The performance of YOLOv11n-Opt exceeds that of current methodologies, including the recently proposed updates. The model shows higher values in mAP50 and mAP50-95 for all blood cell types, and shows better performance in precision and recall.
The model can effectively cope with diverse clinical imaging conditions, such as different cell distributions and cell overlap, and is therefore regarded as a reliable tool for blood cell detection in clinical scenarios.
Through systematic ablation experiments, the study shows that there is complementarity between gradient accumulation and loss reweighting. The synergy between the two can further improve the model robustness without reducing the model accuracy.

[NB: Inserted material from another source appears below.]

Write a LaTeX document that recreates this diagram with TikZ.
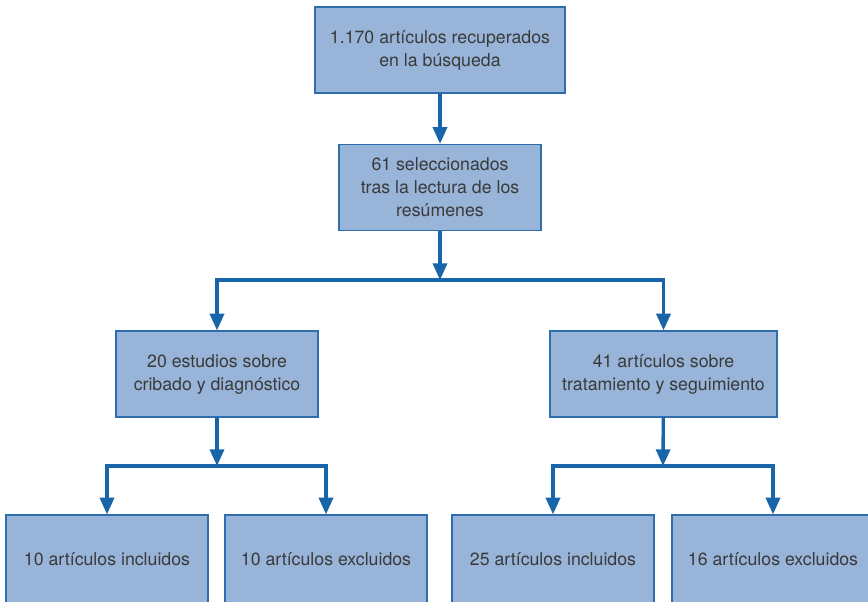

The results of the YOLOv11n-Opt show that the integration of advanced techniques such as gradient accumulation and loss reweighting into a mature object detection architecture can significantly improve the accuracy and efficiency of medical image analysis. This study lays the foundation for the development of a more reliable and real-time blood cell detection system, which will help identify blood cell abnormalities in a timely and accurate manner for clinical diagnosis, thereby improving patient prognosis.